Exercise task:
Write each line of the material exactly as given, from the top through the line that contains "const depths = ['0~20", and omit all pictures.

Dataset extract:
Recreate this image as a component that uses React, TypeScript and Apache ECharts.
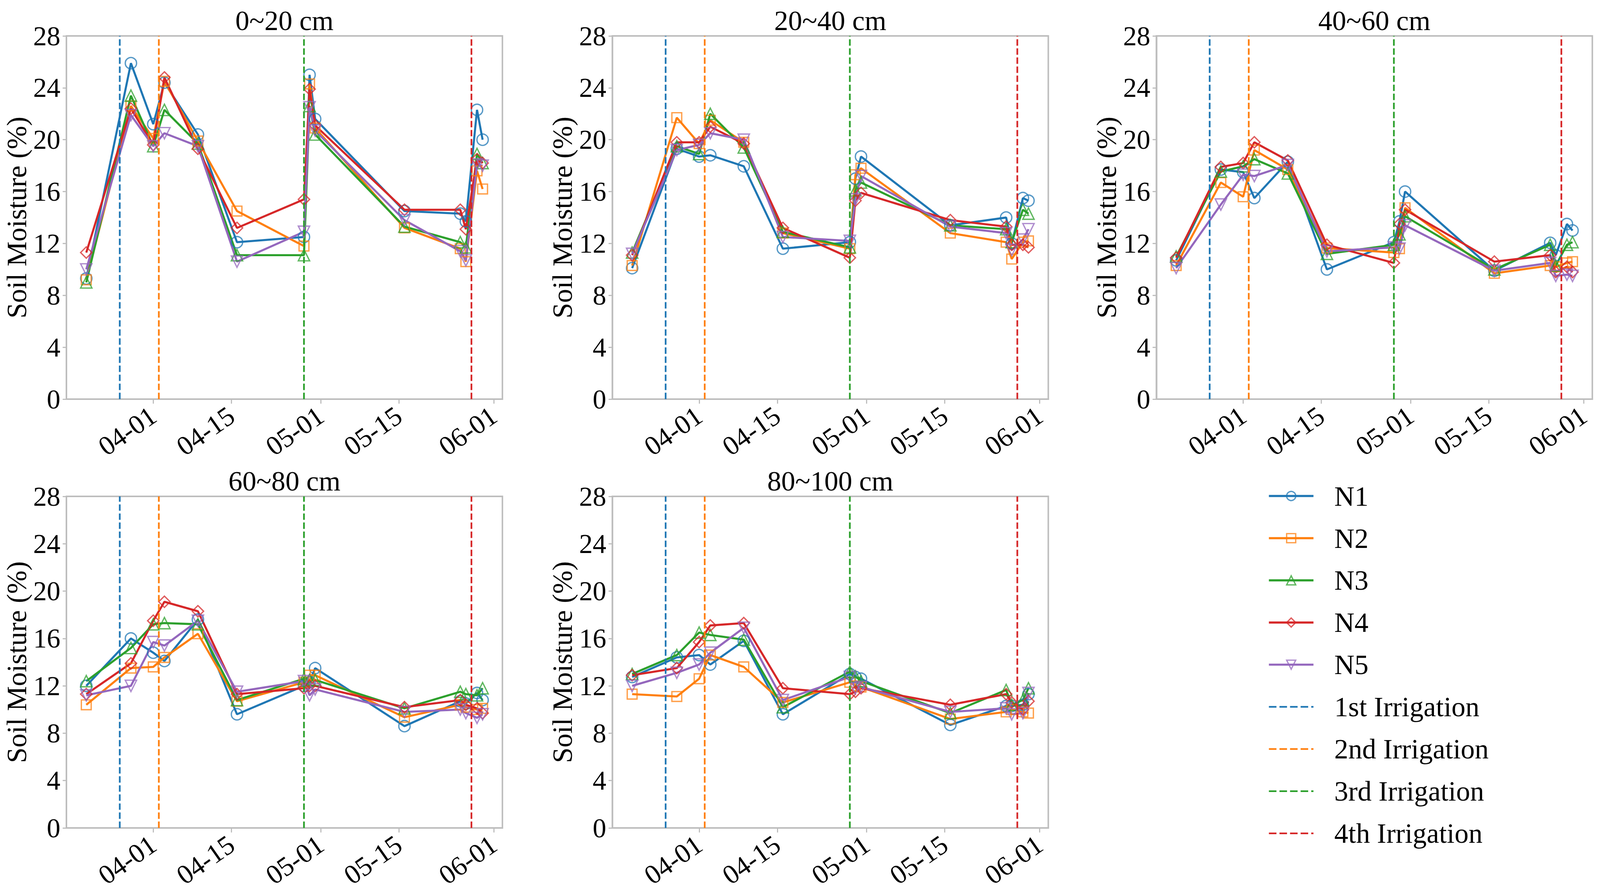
import React, { useEffect, useRef } from 'react';
import * as echarts from 'echarts';

const YEAR = 2023;
const FONT = 'Liberation Serif';
const DAY = 86400000;

// sampling dates (MM-DD)
const sampleDates = ['03-20', '03-28', '04-01', '04-03', '04-09', '04-16', '04-28', '04-29', '04-30', '05-16', '05-26', '05-27', '05-29', '05-30'];
const irrigationDates = ['03-26', '04-02', '04-28', '05-28'];
const irrigationNames = ['1st Irrigation', '2nd Irrigation', '3rd Irrigation', '4th Irrigation'];
const tickDates = ['04-01', '04-15', '05-01', '05-15', '06-01'];
const treatments = ['N1', 'N2', 'N3', 'N4', 'N5'];
const depths = ['0~20 cm', '20~40 cm', '40~60 cm', '60~80 cm', '80~100 cm'];

// soil moisture (%), one row per treatment N1..N5
const depth0to20 = [
  [9.3, 25.9, 21.2, 24.4, 20.4, 12.1, 12.5, 25.0, 21.6, 14.5, 14.3, 13.7, 22.3, 20.0],
  [9.2, 22.6, 20.1, 24.5, 19.9, 14.5, 11.8, 24.3, 20.9, 13.2, 11.6, 10.6, 17.6, 16.2],
  [9.0, 23.4, 19.5, 22.3, 19.7, 11.1, 11.1, 22.6, 20.4, 13.3, 12.1, 11.7, 18.9, 18.2],
  [11.3, 22.4, 19.6, 24.8, 19.3, 13.2, 15.4, 23.9, 21.1, 14.6, 14.6, 13.1, 18.5, 18.2],
  [10.0, 21.9, 19.5, 20.5, 19.5, 10.6, 12.9, 22.5, 20.7, 13.8, 11.4, 10.7, 18.1, 18.0],
];
const depth20to40 = [
  [10.1, 19.3, 18.7, 18.8, 17.95, 11.6, 12.1, 17.0, 18.7, 13.4, 14.0, 12.0, 15.5, 15.3],
  [10.3, 21.7, 19.7, 21.5, 19.8, 12.8, 11.6, 17.3, 17.8, 12.8, 12.1, 10.8, 12.1, 12.2],
  [11.3, 19.5, 18.9, 22.0, 19.4, 12.9, 11.7, 16.1, 16.7, 13.4, 13.1, 12.1, 14.6, 14.3],
  [11.1, 19.8, 19.8, 21.0, 19.7, 13.2, 10.9, 15.3, 15.9, 13.8, 13.3, 11.9, 11.9, 11.7],
  [11.2, 19.2, 19.6, 20.5, 20.0, 12.5, 12.2, 15.4, 17.2, 13.3, 12.8, 11.5, 12.3, 13.1],
];
const depth40to60 = [
  [10.7, 17.7, 17.5, 15.5, 18.3, 10.0, 12.1, 13.7, 16.0, 9.9, 12.05, 11.1, 13.5, 13.0],
  [10.3, 16.7, 15.6, 19.2, 17.7, 11.65, 11.3, 11.6, 14.75, 9.7, 10.3, 10.2, 10.5, 10.6],
  [11.0, 17.55, 17.95, 18.5, 17.4, 11.2, 11.9, 12.7, 14.1, 10.0, 11.9, 10.3, 11.9, 12.1],
  [10.9, 17.9, 18.2, 19.8, 18.4, 11.9, 10.5, 13.5, 14.6, 10.6, 11.1, 9.8, 10.2, 9.8],
  [10.1, 15.0, 17.3, 17.2, 18.05, 11.4, 11.7, 11.6, 13.4, 9.9, 10.5, 9.5, 9.6, 9.5],
];
const depth60to80 = [
  [12.0, 16.0, 14.8, 14.1, 17.6, 9.6, 12.0, 12.3, 13.5, 8.6, 10.7, 10.5, 11.4, 10.8],
  [10.4, 13.5, 13.6, 14.4, 16.4, 10.7, 12.3, 12.9, 12.9, 9.35, 10.4, 10.2, 10.0, 10.1],
  [12.4, 15.2, 17.2, 17.3, 17.2, 10.8, 12.6, 12.5, 12.5, 10.1, 11.5, 11.3, 11.2, 11.8],
  [11.3, 13.9, 17.5, 19.1, 18.3, 11.3, 11.8, 12.0, 12.0, 10.2, 10.8, 10.4, 10.1, 9.7],
  [11.2, 12.0, 15.7, 15.4, 17.5, 11.5, 12.4, 11.2, 11.7, 9.8, 10.0, 9.7, 9.3, 9.6],
];
const depth80to100 = [
  [12.75, 14.4, 14.6, 13.8, 15.8, 9.6, 13.0, 12.75, 12.6, 8.7, 10.3, 10.3, 10.4, 11.3],
  [11.3, 11.1, 12.6, 14.6, 13.6, 10.6, 12.3, 12.0, 11.9, 9.2, 9.8, 10.0, 9.8, 9.7],
  [13.0, 14.6, 16.5, 16.3, 15.9, 10.2, 13.2, 12.8, 12.4, 9.7, 11.65, 10.4, 10.8, 11.8],
  [12.9, 13.5, 15.7, 17.1, 17.3, 11.8, 11.3, 11.5, 11.8, 10.4, 11.3, 10.6, 10.0, 10.7],
  [12.0, 13.1, 13.8, 14.8, 16.9, 10.8, 12.75, 11.8, 11.9, 9.8, 10.1, 9.6, 9.7, 11.4],
];
const depthValues = [depth0to20, depth20to40, depth40to60, depth60to80, depth80to100];

const colors = ['#1f77b4', '#ff7f0e', '#2ca02c', '#d62728', '#9467bd'];
const markerColors = ['rgba(31,119,180,0.75)', 'rgba(255,127,14,0.75)', 'rgba(44,160,44,0.75)', 'rgba(214,39,40,0.75)', 'rgba(148,103,189,0.75)'];
const symbols = ['circle', 'rect', 'triangle', 'diamond', 'triangle'];
const symbolRotates = [0, 0, 0, 0, 180];

// panel layout, in px of a 4382 x 2284 page (scaled to the real size)
const REF_W = 4382;
const REF_H = 2284;
const gridLefts = [182, 1677, 3167, 182, 1677];
const gridTops = [92, 92, 92, 1271, 1271];
const gridHeights = [930, 930, 930, 849, 849];
const GRID_WIDTH = 1194;

// day number of a MM-DD date (days since 1970-01-01, UTC)
const toDay = (md: string) => {
  const [m, d] = md.split('-').map(Number);
  return Date.UTC(YEAR, m - 1, d) / DAY;
};
const fmtDay = (v: number) => {
  const d = new Date(Math.round(v) * DAY);
  return String(d.getUTCMonth() + 1).padStart(2, '0') + '-' + String(d.getUTCDate()).padStart(2, '0');
};

const App: React.FC = () => {
  const chartRef = useRef<HTMLDivElement>(null);

  useEffect(() => {
    if (!chartRef.current) return undefined;
    const chart = echarts.init(chartRef.current, undefined, { renderer: 'svg' });
    const sx = chart.getWidth() / REF_W;
    const sy = chart.getHeight() / REF_H;
    const k = Math.sqrt(sx * sy);

    const days = sampleDates.map(toDay);
    const first = Math.min(...days);
    const last = Math.max(...days);
    const pad = (last - first) * 0.05;
    const ticks = tickDates.map(toDay);
    const gray = '#bdbdbd';

    const grid = depths.map((_, g) => ({
      left: gridLefts[g] * sx,
      top: gridTops[g] * sy,
      width: GRID_WIDTH * sx,
      height: gridHeights[g] * sy,
      show: true,
      borderColor: gray,
      borderWidth: 4 * k,
      backgroundColor: 'transparent',
    }));

    const xAxis = depths.map((_, g) => ({
      type: 'value',
      gridIndex: g,
      min: first - pad,
      max: last + pad,
      splitLine: { show: false },
      axisLine: { show: true, lineStyle: { color: gray, width: 4 * k } },
      axisTick: { show: true, length: 12 * k, lineStyle: { color: gray, width: 3 * k }, customValues: ticks },
      axisLabel: {
        customValues: ticks,
        formatter: (v: number) => fmtDay(v),
        rotate: 35,
        margin: 36 * k,
        fontFamily: FONT,
        fontSize: 72 * k,
        color: '#000',
      },
    }));

    const yAxis = depths.map((_, g) => ({
      type: 'value',
      gridIndex: g,
      min: 0,
      max: 28,
      interval: 4,
      name: 'Soil Moisture (%)',
      nameLocation: 'middle',
      nameGap: 95 * k,
      nameTextStyle: { fontFamily: FONT, fontSize: 74 * k, color: '#000' },
      splitLine: { show: false },
      axisLine: { show: true, lineStyle: { color: gray, width: 4 * k } },
      axisTick: { show: true, length: 10 * k, lineStyle: { color: gray, width: 3 * k } },
      axisLabel: { fontFamily: FONT, fontSize: 72 * k, color: '#000', margin: 16 * k },
    }));

    const title = depths.map((d, g) => ({
      text: d,
      left: (gridLefts[g] + GRID_WIDTH / 2) * sx,
      top: gridTops[g] * sy - 78 * k,
      textAlign: 'center',
      padding: 0,
      textStyle: { fontFamily: FONT, fontSize: 74 * k, fontWeight: 'normal', color: '#000' },
    }));

    const series: any[] = [];
    depthValues.forEach((rows, g) => {
      rows.forEach((vals, s) => {
        series.push({
          type: 'line',
          name: treatments[s],
          xAxisIndex: g,
          yAxisIndex: g,
          data: sampleDates.map((d, i) => [toDay(d), vals[i]]),
          symbol: symbols[s],
          symbolSize: (s === 1 ? 26 : 30) * k,
          symbolRotate: symbolRotates[s],
          showAllSymbol: true,
          lineStyle: { color: colors[s], width: 5.5 * k },
          itemStyle: { color: 'rgba(0,0,0,0)', borderColor: markerColors[s], borderWidth: 3.5 * k },
          z: 2,
        });
      });
      irrigationDates.forEach((d, j) => {
        series.push({
          type: 'line',
          name: irrigationNames[j],
          xAxisIndex: g,
          yAxisIndex: g,
          data: [[toDay(d), 0], [toDay(d), 28]],
          symbol: 'none',
          lineStyle: { color: colors[j], width: 4.5 * k, type: [17 * k, 7 * k] },
          itemStyle: { color: colors[j] },
          z: 3,
        });
      });
    });

    const options: any = {
      animation: false,
      backgroundColor: '#fff',
      title,
      grid,
      xAxis,
      yAxis,
      legend: {
        orient: 'vertical',
        left: 3467 * sx,
        top: 1229 * sy,
        itemWidth: 118 * k,
        itemHeight: 30 * k,
        itemGap: 105.6 * sy - 72 * k,
        selectedMode: false,
        lineStyle: { width: 5.5 * k },
        itemStyle: { borderWidth: 3.5 * k },
        textStyle: { fontFamily: FONT, fontSize: 74 * k, color: '#000', lineHeight: 72 * k, padding: [0, 0, 0, 50 * k] },
        data: [
          ...treatments,
          ...irrigationNames.map((n) => ({ name: n, itemStyle: { opacity: 0 }, lineStyle: { width: 4.5 * k, type: [20 * k, 8 * k] } })),
        ],
      },
      series,
    };
    chart.setOption(options);

    return () => {
      chart.dispose();
    };
  }, []);

  return <div ref={chartRef} style={{ position: 'fixed', left: 0, top: 0, width: '100vw', height: '100vh' }} />;
};

export default App;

Complete response:
Recreate this image as a component that uses React, TypeScript and Apache ECharts.
import React, { useEffect, useRef } from 'react';
import * as echarts from 'echarts';

const YEAR = 2023;
const FONT = 'Liberation Serif';
const DAY = 86400000;

// sampling dates (MM-DD)
const sampleDates = ['03-20', '03-28', '04-01', '04-03', '04-09', '04-16', '04-28', '04-29', '04-30', '05-16', '05-26', '05-27', '05-29', '05-30'];
const irrigationDates = ['03-26', '04-02', '04-28', '05-28'];
const irrigationNames = ['1st Irrigation', '2nd Irrigation', '3rd Irrigation', '4th Irrigation'];
const tickDates = ['04-01', '04-15', '05-01', '05-15', '06-01'];
const treatments = ['N1', 'N2', 'N3', 'N4', 'N5'];
const depths = ['0~20 cm', '20~40 cm', '40~60 cm', '60~80 cm', '80~100 cm'];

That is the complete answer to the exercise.